The first thing you must understand is that diets don’t work. If it’s a diet you’re trying to maintain, it’s bound to fail. Instead, your new healthy lifestyle should include realistic changes you can live with.
Don’t Restrict Yourself Too Much
There are foods that are generally classified as healthy. We all know what they are – vegetables, fruits, whole grain, lean meats and water for the most part. An eating plan that includes these foods alone would surely get you to any weight loss goal you’re attempting. They, no doubt, are some of the greatest foods you can put into your body. For some people it’s not hard at all to eat only these foods.
Then there are some who want to try a little more variety or sometimes get the urge for those devilishly delicious, high-calorie foods every now and then – like chocolate cake, ice cream, potato chips, steak, burgers, French fries, pizza or lasagna.
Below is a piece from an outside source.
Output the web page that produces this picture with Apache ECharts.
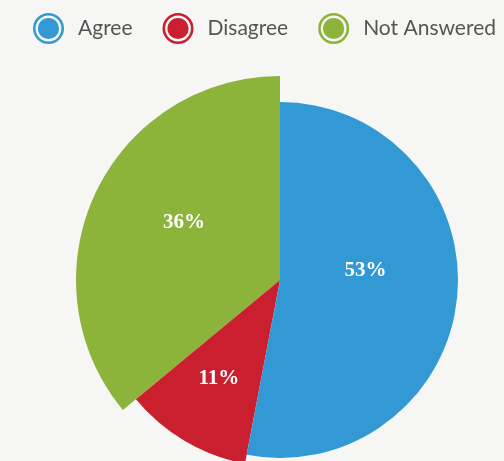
<!DOCTYPE html>
<html>
<head>
<meta charset="utf-8">
<script src="https://cdn.jsdelivr.net/npm/echarts@6/dist/echarts.min.js"></script>
<style>
html,body{margin:0;padding:0;background:#f6f6f4;}
#chart{width:504px;height:461px;}
</style>
</head>
<body>
<div id="chart"></div>
<script>
// Data
const categories = ['Agree', 'Disagree', 'Not Answered'];
const values = [53, 11, 36];

// Styling (not data)
const colors = ['#3399d4', '#c91f2f', '#8cb33a'];
const radii = [178, 187, 204];
const labelOffsets = [[-6, -18], [-12, 16], [-1, -13]];

const ringIcon = 'path://M0,12A12,12 0 1,1 24,12A12,12 0 1,1 0,12Z' +
  'M2,12A10,10 0 1,0 22,12A10,10 0 1,0 2,12Z' +
  'M3.8,12A8.2,8.2 0 1,1 20.2,12A8.2,8.2 0 1,1 3.8,12Z';

const series = categories.map(function (cat, si) {
  return {
    type: 'pie',
    center: [280, 280],
    radius: [0, radii[si]],
    startAngle: 90,
    clockwise: true,
    avoidLabelOverlap: false,
    animation: false,
    z: 2 + (categories.length - si),
    data: categories.map(function (name, i) {
      const own = i === si;
      return {
        name: name,
        value: values[i],
        itemStyle: { color: own ? colors[i] : 'rgba(0,0,0,0)', borderWidth: 0 },
        label: {
          show: own,
          position: 'inside',
          offset: labelOffsets[i],
          formatter: '{c}%',
          color: '#ffffff',
          fontFamily: 'Liberation Serif, serif',
          fontWeight: 'bold',
          fontSize: 21
        },
        labelLine: { show: false },
        emphasis: { disabled: true },
        silent: !own
      };
    })
  };
});

const chart = echarts.init(document.getElementById('chart'));
chart.setOption({
  backgroundColor: '#f6f6f4',
  legend: {
    left: 28,
    top: 8,
    itemWidth: 31,
    itemHeight: 31,
    itemGap: 30,
    icon: ringIcon,
    selectedMode: false,
    textStyle: { color: '#555555', fontSize: 21, fontFamily: 'Lato, sans-serif', padding: [0, 0, 0, 9] },
    data: categories.map(function (c, i) {
      return { name: c, icon: ringIcon, itemStyle: { color: colors[i] } };
    })
  },
  series: series
});
</script>
</body>
</html>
Detouring every now and then from the healthy list of foods occasionally – and in moderation – will not totally derail your healthy lifestyle.
The important thing to remember is that if you restrict yourself too much or cut out the foods that you love, you are more likely to overindulge on them later. As long as certain foods don’t directly affect your health (such as sugary drinks for diabetics, salty foods for hypertension patients or acidic foods for gout sufferers), they don’t have to be completely off limits. Think of these other foods as treats reserved for your birthday or favorite holidays, which only come around once a year.
As infrequently as you might eat birthday cake, sweet potato pie at Christmastime, chocolate hearts on Valentine’s Day or cream-filled bunnies on Easter, mentally note that that’s how infrequently you should allow yourself to indulge in junk foods and desserts. If that’s not often enough for you and you still struggle with cravings for those foods, significantly limit your portions (a small piece of cake or pie, for example) and treat yourself maybe once a month.
So that you don’t overindulge, be sure to do the following:
- Avoid eating alone, at which times many of us are tempted to eat more.
- Drink lots of water throughout the day and have at least a cupful before each meal or snack so that there’s less room in your stomach for food.
- Stop eating as soon as you feel the first sensation that you are getting full.
- Put your food on a dish, in a bowl or other container rather than eating out of packages, so that it’s visually measured and you see how much you’re really eating.
- On days when you know you’re going to eat something higher in calories, compensate by eating less of your usual foods that week. This way calories will stay under control and you won’t put on additional weight just because you wanted a snack.
Moderation is key in all things, especially when eating. Don’t overthink it or overdo it. Just remember that good things in equals good things out.